Subversion プロジェクトでは、かれこれ 4 年以上この「緩やかな管理」 方式を採用しています。本書の執筆時点で、フルコミッターは 33 人、 一部にだけコミット権限のあるメンバーが 43 人います。 この管理方式では、システムが管理するのは「コミッターかそうでないか」 だけです。その詳細 (どの部分にコミット権があるかなど) は人間が管理します。 今のところ、コミット権のない部分について故意にコミットするなどといった 問題は発生していません。コミット権に関する誤解が生じたことも何度かありましたが、 いつも速やかに円満解決していました。

このような自己管理方式が明らかに現実的でない場面もあるでしょう。 当然、そんな場合は厳格な管理が必要となります。 とはいえ、そんな状況はまれです。 たとえ何千人の開発者が何百万行のコードを扱っていたとしても、 そのコードに対するすべてのコミットはだれか他の人によるレビューを受けます。 おかしなコミットがあればすぐに指摘されるでしょう。 もしコミットをレビューしあう習慣ができていないのなら、 それは認証システムがどうのこうのいう以前の問題です。

まとめると、よっぽどの理由がない限りは バージョン管理システム上のアクセス権限にあまり気を使う必要はないということです。 厳密に管理したところで得られる具体的なメリットはあまりありません。 それより人間による管理に頼ったほうが得られるものは多いでしょう。

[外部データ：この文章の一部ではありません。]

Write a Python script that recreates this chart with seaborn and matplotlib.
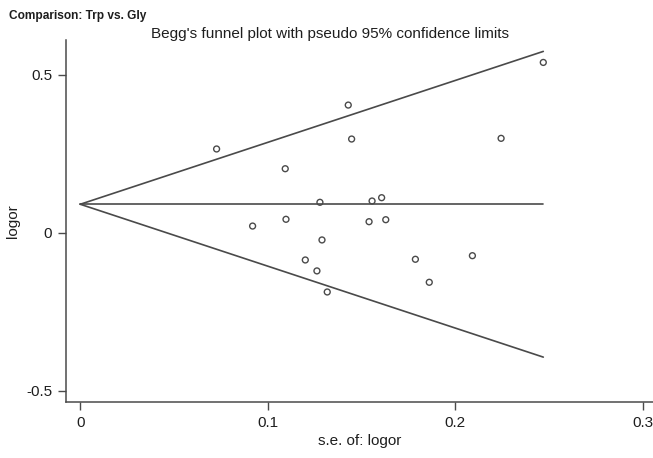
import numpy as np
import pandas as pd
import matplotlib
matplotlib.use("Agg")
import matplotlib.pyplot as plt
import seaborn as sns

# study-level data
se = [0.0727, 0.0919, 0.1093, 0.1097, 0.1200, 0.1262, 0.1278, 0.1289, 0.1317, 0.1429,
      0.1447, 0.1540, 0.1556, 0.1607, 0.1629, 0.1787, 0.1861, 0.2091, 0.2244, 0.2469]
logor = [0.265, 0.021, 0.2025, 0.0424, -0.0864, -0.121, 0.0962, -0.023, -0.1877, 0.404,
         0.2965, 0.0348, 0.1003, 0.1108, 0.0411, -0.0842, -0.157, -0.0728, 0.2987, 0.539]
pooled = 0.09
x_ticks = [0, 0.1, 0.2, 0.3]
y_ticks = [-0.5, 0, 0.5]

df = pd.DataFrame({"se": se, "logor": logor})

sns.set_style("ticks")
plt.rcParams["font.family"] = ["Liberation Sans", "DejaVu Sans"]
grey = "#4a4a4a"
txt = "#1e1e1e"

fig = plt.figure(figsize=(6.53, 4.58), dpi=100)
ax = fig.add_axes([66 / 653, 1 - 402 / 458, 1 - 66 / 653, (402 - 40) / 458])

# pseudo 95% confidence limits
s = np.array([0, max(se)])
ax.plot(s, pooled + 1.96 * s, color=grey, lw=1.2)
ax.plot(s, pooled - 1.96 * s, color=grey, lw=1.2)
ax.plot(s, [pooled, pooled], color=grey, lw=1.2)

sns.scatterplot(data=df, x="se", y="logor", ax=ax, marker="o", s=18,
                facecolor="none", edgecolor=grey, linewidth=1.0, zorder=3)

ax.set_xlim(-0.0076, 0.3054)
ax.set_ylim(-0.536, 0.61)
ax.set_xticks(x_ticks)
ax.set_xticklabels(["0", "0.1", "0.2", "0.3"])
ax.set_yticks(y_ticks)
ax.set_yticklabels(["-0.5", "0", "0.5"])
ax.tick_params(axis="both", direction="out", length=6, width=1, color=grey,
               labelsize=11, labelcolor=txt)
ax.tick_params(axis="x", pad=4)
ax.tick_params(axis="y", pad=4)
for side in ["top", "right"]:
    ax.spines[side].set_visible(False)
for side in ["left", "bottom"]:
    ax.spines[side].set_color(grey)
    ax.spines[side].set_linewidth(1.1)

ax.set_xlabel("s.e. of: logor", fontsize=11, color=txt, labelpad=3)
ax.set_ylabel("logor", fontsize=11, color=txt, labelpad=4)

fig.text(330 / 653, 1 - 34 / 458, "Begg's funnel plot with pseudo 95% confidence limits",
         ha="center", va="center", fontsize=11, color=txt)
fig.text(9 / 653, 1 - 16 / 458, "Comparison: Trp vs. Gly",
         ha="left", va="center", fontsize=8.6, fontweight="bold", color=txt)

fig.savefig("out.png", dpi=100)
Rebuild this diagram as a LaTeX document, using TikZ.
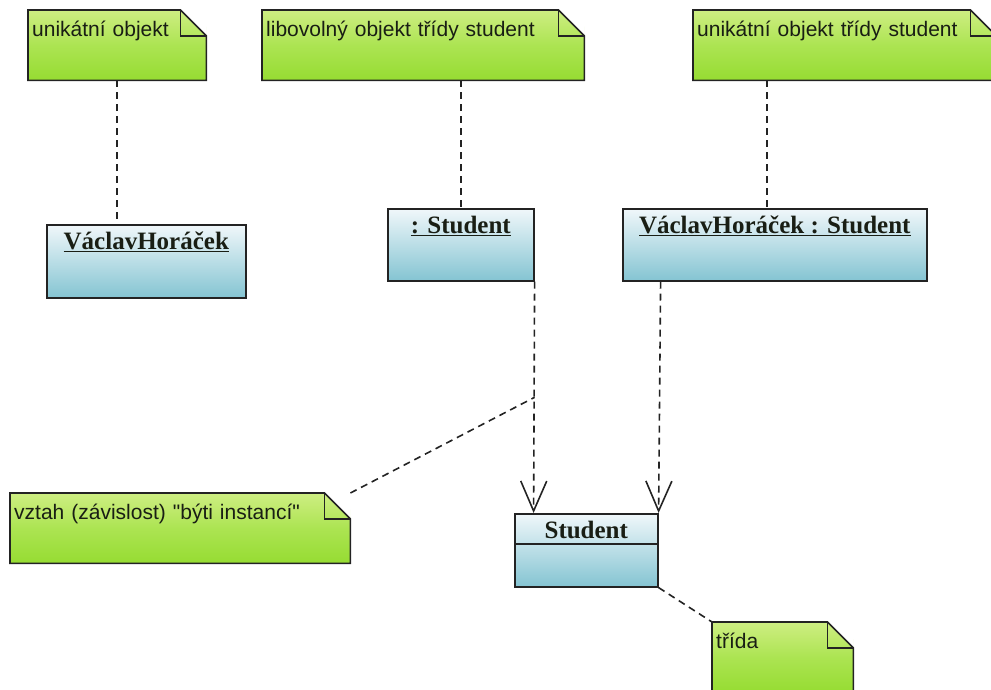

もちろん、制限をすること自体が無意味だといっているわけではありません。 権限のないところへコミットさせるようなことは、あまりしたくないでしょう。 さらに、多くのプロジェクトでは「フルコミッター (制限のないコミッター)」 には何らかの特権 (たとえばプロジェクトの運営に関する投票に参加できるなど) が与えられています。コミット権の扱いに関する政治的な意味合いについては 4章プロジェクトの政治構造と社会構造「誰が投票するのか?」 で詳しく説明します。